Passando ao lado do comentário acerca dos valores das frases condicionais, e assumindo, desde já, que não sou especialista em relações temporais, concentremo-nos nas frases em apreço, que repito, numerando-as:
(1) No dia em que não faça mais uma criança sorrir, vou vender abacaxi na feira.
(2) Quando venha, terei tempo de fazer isso.
Tal como a consulente, também aprendi que os tempos se articulam entre si, coincidindo presente com presente, futuro com futuro, pretérito com pretérito. No entanto, exemplos do uso diário desmentem esta regra geral. A frase «Amanhã vou ao cinema» será aceite, creio eu, por todos os falantes de português. Do ponto de vista literário, há, até, a entidade “presente histórico”, que permite relatar no presente – de forma total ou parcial – acções assumidamente pertencentes ao passado. É neste âmbito de liberdade pragmática que se situa a frase (1) citada por Cunha e Cintra na Nova Gramática do Português Contemporâneo, pág. 471. Os mesmos autores dizem na página 449:
«O emprego comedido do presente para designar uma acção futura pode ser um meio expressivo de valioso efeito por emprestar a certeza da actualidade a um facto por ocorrer.»

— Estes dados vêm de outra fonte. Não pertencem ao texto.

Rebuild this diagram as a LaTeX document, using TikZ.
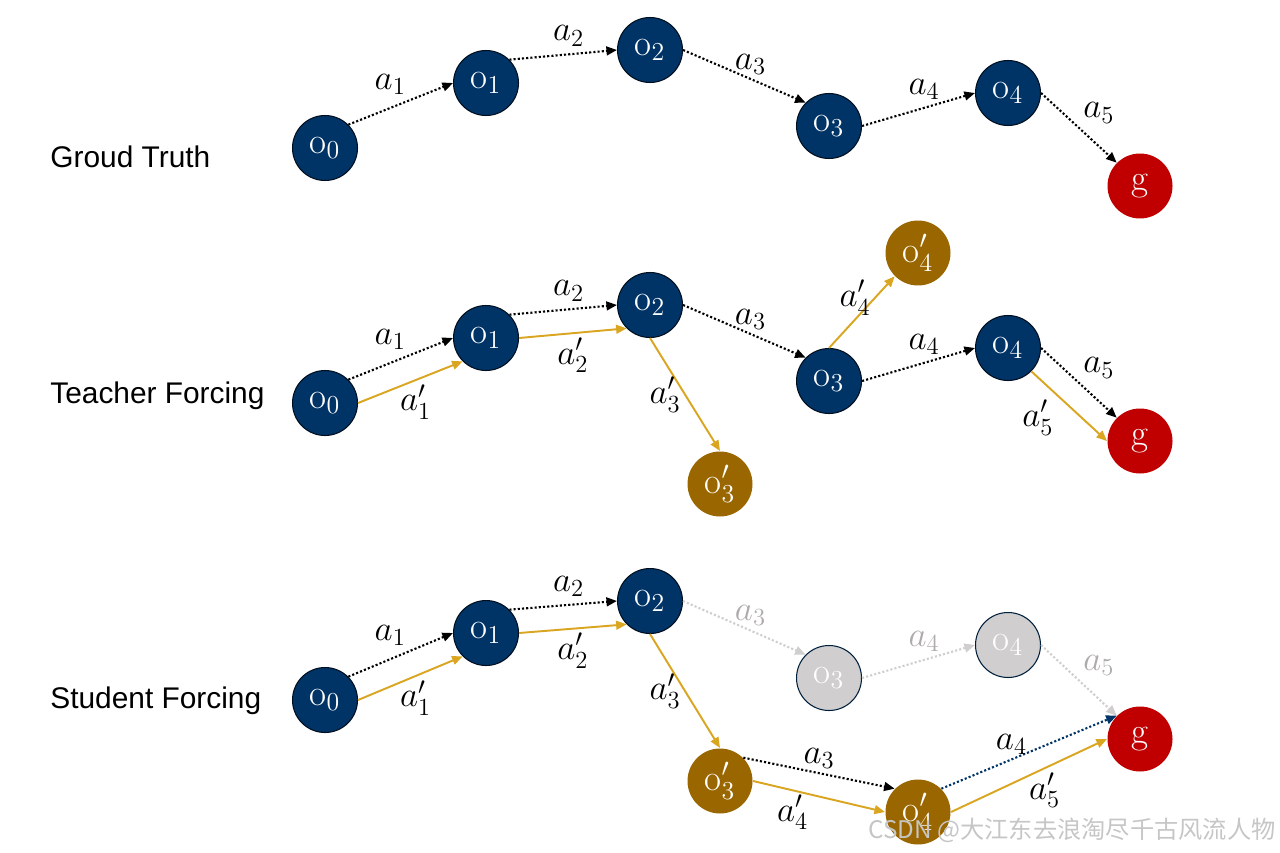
\documentclass[tikz,border=0pt]{standalone}
\usepackage{fix-cm}
\usepackage{fontspec}
\newfontfamily\arialfont{Liberation Sans}
\newfontfamily\cjkfont{Noto Sans CJK SC}
\usetikzlibrary{arrows.meta}

\definecolor{navy}{RGB}{0,51,102}
\definecolor{ochre}{RGB}{153,102,0}
\definecolor{gold}{RGB}{218,165,32}
\definecolor{goal}{RGB}{192,0,0}
\definecolor{ghost}{RGB}{208,206,206}
\definecolor{ghosttext}{RGB}{175,171,171}

\begin{document}
\begin{tikzpicture}[x=0.02cm, y=-0.02cm,
  obs/.style ={circle, draw=black!70!navy, line width=0.6pt, fill=navy,
               text=white, minimum size=1.3cm, inner sep=0pt,
               font=\fontsize{21}{24}\selectfont},
  pred/.style={obs, draw=none, fill=ochre},
  goalnode/.style={obs, draw=none, fill=goal},
  faded/.style={obs, fill=ghost, draw=navy!60!black},
  act/.style ={-{Triangle[length=6pt,width=5pt]}, line width=1.2pt,
               dash pattern=on 1.2pt off 1.2pt},
  alt/.style ={-{Triangle[length=6pt,width=5pt]}, line width=1.1pt, gold},
  lbl/.style ={font=\fontsize{20}{24}\selectfont, inner sep=2pt, text=black},
  row/.style ={anchor=west, inner sep=0pt,
               font=\arialfont\fontsize{17}{20}\selectfont},
]
\useasboundingbox (0,0) rectangle (1280,852);

% ground truth
\node[row]      (gt)  at (50,157)   {Groud Truth};
\node[obs]      (gt0) at (325,148)  {$\mathrm{o}_0$};
\node[obs]      (gt1) at (486,83)   {$\mathrm{o}_1$};
\node[obs]      (gt2) at (650,50)   {$\mathrm{o}_2$};
\node[obs]      (gt3) at (829,126)  {$\mathrm{o}_3$};
\node[obs]      (gt4) at (1008,93)  {$\mathrm{o}_4$};
\node[goalnode] (gtg) at (1140,186) {$\mathrm{g}$};

\draw[act] (gt0.45) -- node[lbl, pos=.4, above=5pt] {$a_1$} (gt1.180);
\draw[act] (gt1.45) -- node[lbl, pos=.55, above=2pt] {$a_2$} (gt2.180);
\draw[act] (gt2.0)  -- node[lbl, pos=.55, above]    {$a_3$} (gt3.135);
\draw[act] (gt3.0)  -- node[lbl, pos=.55, above=2pt] {$a_4$} (gt4.180);
\draw[act] (gt4.0)  -- node[lbl, above right]       {$a_5$} (gtg.135);

% teacher forcing
\node[row]      (tf)   at (50,396)   {Teacher Forcing};
\node[obs]      (tf0)  at (325,403)  {$\mathrm{o}_0$};
\node[obs]      (tf1)  at (486,338)  {$\mathrm{o}_1$};
\node[obs]      (tf2)  at (650,305)  {$\mathrm{o}_2$};
\node[obs]      (tf3)  at (829,381)  {$\mathrm{o}_3$};
\node[obs]      (tf4)  at (1008,348) {$\mathrm{o}_4$};
\node[goalnode] (tfg)  at (1140,441) {$\mathrm{g}$};
\node[pred]     (tf3p) at (720,484)  {$\mathrm{o}'_3$};
\node[pred]     (tf4p) at (918,253)  {$\mathrm{o}'_4$};

\draw[act] (tf0.45)  -- node[lbl, pos=.4, above=5pt]  {$a_1$}  (tf1.180);
\draw[alt] (tf0.0)   -- node[lbl, pos=.55, below]     {$a'_1$} (tf1.225);
\draw[act] (tf1.45)  -- node[lbl, pos=.55, above=2pt] {$a_2$}  (tf2.180);
\draw[alt] (tf1.0)   -- node[lbl, below]              {$a'_2$} (tf2.225);
\draw[act] (tf2.0)   -- node[lbl, pos=.55, above]     {$a_3$}  (tf3.135);
\draw[alt] (tf2.270) -- node[lbl, left]               {$a'_3$} (tf3p.90);
\draw[alt] (tf3.90)  -- node[lbl, pos=.7, left]       {$a'_4$} (tf4p.225);
\draw[act] (tf3.0)   -- node[lbl, pos=.55, above=2pt] {$a_4$}  (tf4.180);
\draw[act] (tf4.0)   -- node[lbl, above right]        {$a_5$}  (tfg.135);
\draw[alt] (tf4.315) -- node[lbl, pos=.35, below left] {$a'_5$} (tfg.180);

% student forcing
\node[row]      (sf)   at (50,701)   {Student Forcing};
\node[obs]      (sf0)  at (325,700)  {$\mathrm{o}_0$};
\node[obs]      (sf1)  at (486,633)  {$\mathrm{o}_1$};
\node[obs]      (sf2)  at (650,601)  {$\mathrm{o}_2$};
\node[faded]    (sf3)  at (829,678)  {$\mathrm{o}_3$};
\node[faded]    (sf4)  at (1008,645) {$\mathrm{o}_4$};
\node[goalnode] (sfg)  at (1140,739) {$\mathrm{g}$};
\node[pred]     (sf3p) at (720,781)  {$\mathrm{o}'_3$};
\node[pred]     (sf4p) at (918,812)  {$\mathrm{o}'_4$};

\draw[act] (sf0.45)  -- node[lbl, pos=.4, above=5pt]  {$a_1$}  (sf1.180);
\draw[alt] (sf0.0)   -- node[lbl, pos=.55, below]     {$a'_1$} (sf1.225);
\draw[act] (sf1.45)  -- node[lbl, pos=.55, above=2pt] {$a_2$}  (sf2.180);
\draw[alt] (sf1.0)   -- node[lbl, below]              {$a'_2$} (sf2.225);
\draw[act, ghost] (sf2.0) -- node[lbl, pos=.55, above, text=ghosttext] {$a_3$} (sf3.135);
\draw[act, ghost] (sf3.0) -- node[lbl, pos=.55, above=2pt, text=ghosttext] {$a_4$} (sf4.180);
\draw[act, ghost] (sf4.0) -- node[lbl, above right, text=ghosttext] {$a_5$} (sfg.135);
\draw[alt] (sf2.270)  -- node[lbl, left]           {$a'_3$} (sf3p.90);
\draw[act] (sf3p.45)  -- node[lbl, above]          {$a_3$}  (sf4p.135);
\draw[alt] (sf3p.0)   -- node[lbl, pos=.3, below]  {$a'_4$} (sf4p.180);
\draw[act, navy] (sf4p.45) -- node[lbl, pos=.4, above] {$a_4$} (sfg.135);
\draw[alt] (sf4p.0)   -- node[lbl, pos=.6, below]  {$a'_5$} (sfg.180);

\node[anchor=east, inner sep=0pt, text=gray!45,
      font=\cjkfont\fontsize{13.8}{16}\selectfont]
  (mark) at (1276,830) {CSDN @大江东去浪淘尽千古风流人物};
\end{tikzpicture}
\end{document}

A par desta situação, que poderemos considerar genérica, há que ter em conta a ocorrência do conjuntivo, ou subjuntivo, em frases, ou orações, subordinadas. Aí, para além do valor pragmático do tempo verbal (e mesmo do modo) a conjunção (ou complementador, ou transpositor, não sei qual a designação que lhe é mais familiar) também condiciona o uso de um ou de outro. Por vezes, como dizem os autores já referidos, o conjuntivo é mesmo «um mero instrumento sintáctico de emprego regulado por certas conjunções» (p. 468).
Creio que não é só o conjuntivo que é condicionado pela conjunção, mas também o tempo verbal. De facto, se, enquanto falante de português como língua materna, aceito (1) introduzida pela expressão temporal no dia em que, já tenho dificuldade em aceitar (2). E teria, igualmente, dificuldade em aceitar (1) se fosse introduzida por quando, como exemplifico em (3):
(3) ?Quando não faça mais uma criança sorrir, vou vender abacaxi na feira.

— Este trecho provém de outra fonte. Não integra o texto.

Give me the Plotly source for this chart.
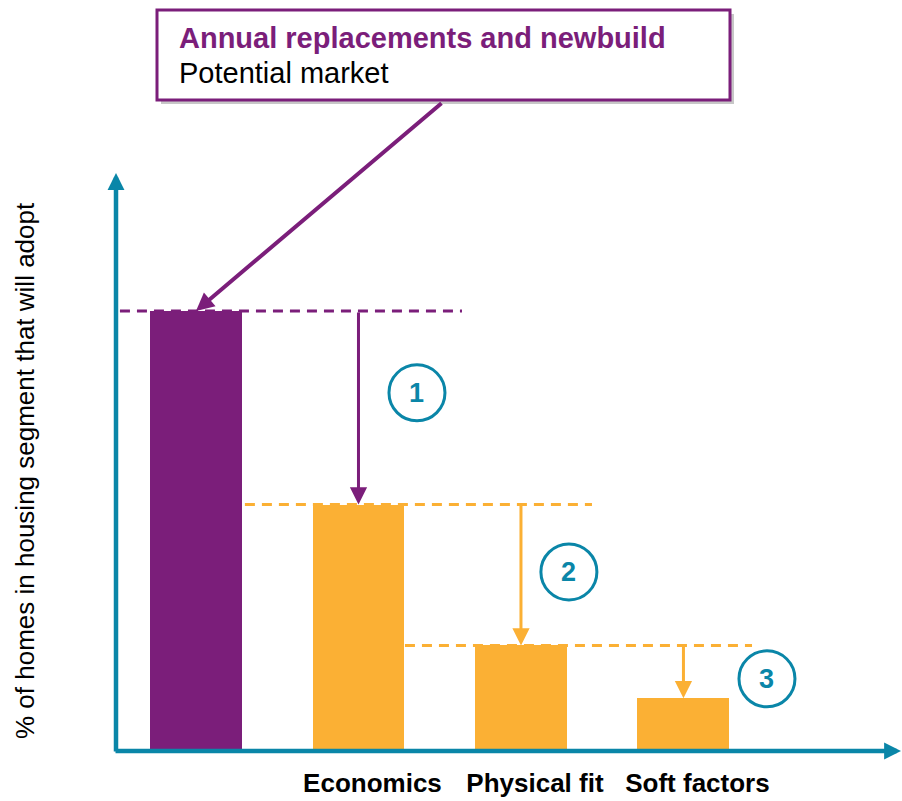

Com quando, só aceito, claramente, o futuro do conjuntivo:
(4) Quando não fizer mais uma criança sorrir, vou vender abacaxi na feira.
Provavelmente, a explicação para este facto está menos relacionada com a expressão de tempo em si do que com as características da palavra quando, por alguns considerada como pronome (ou advérbio) relativo de valor temporal. Neste aspecto, segundo Telmo Móia, no artigo intitulado «Sobre a categorização das orações com como e quando na literatura», in Actas do XVI Encontro Nacional da Associação Portuguesa de Linguística, e disponível em aqui, o português aproxima-se do italiano, e distancia-se do espanhol, pelo que a frase (2) poderá, efectivamente, ilustrar o “portunhol”, ou seja [para quem lê este artigo, para além da destinatária directa], construções híbridas entre a gramática das duas línguas, características de zonas fronteiriças. Como bibliografia sobre este assunto, o artigo que refiro contém alguma que lhe pode interessar. Telmo Móia tem outros artigos e obras sobre estruturas temporais, todos com bibliografia, neste endereço, donde poderá, inclusivamente, descarregar o texto de alguns.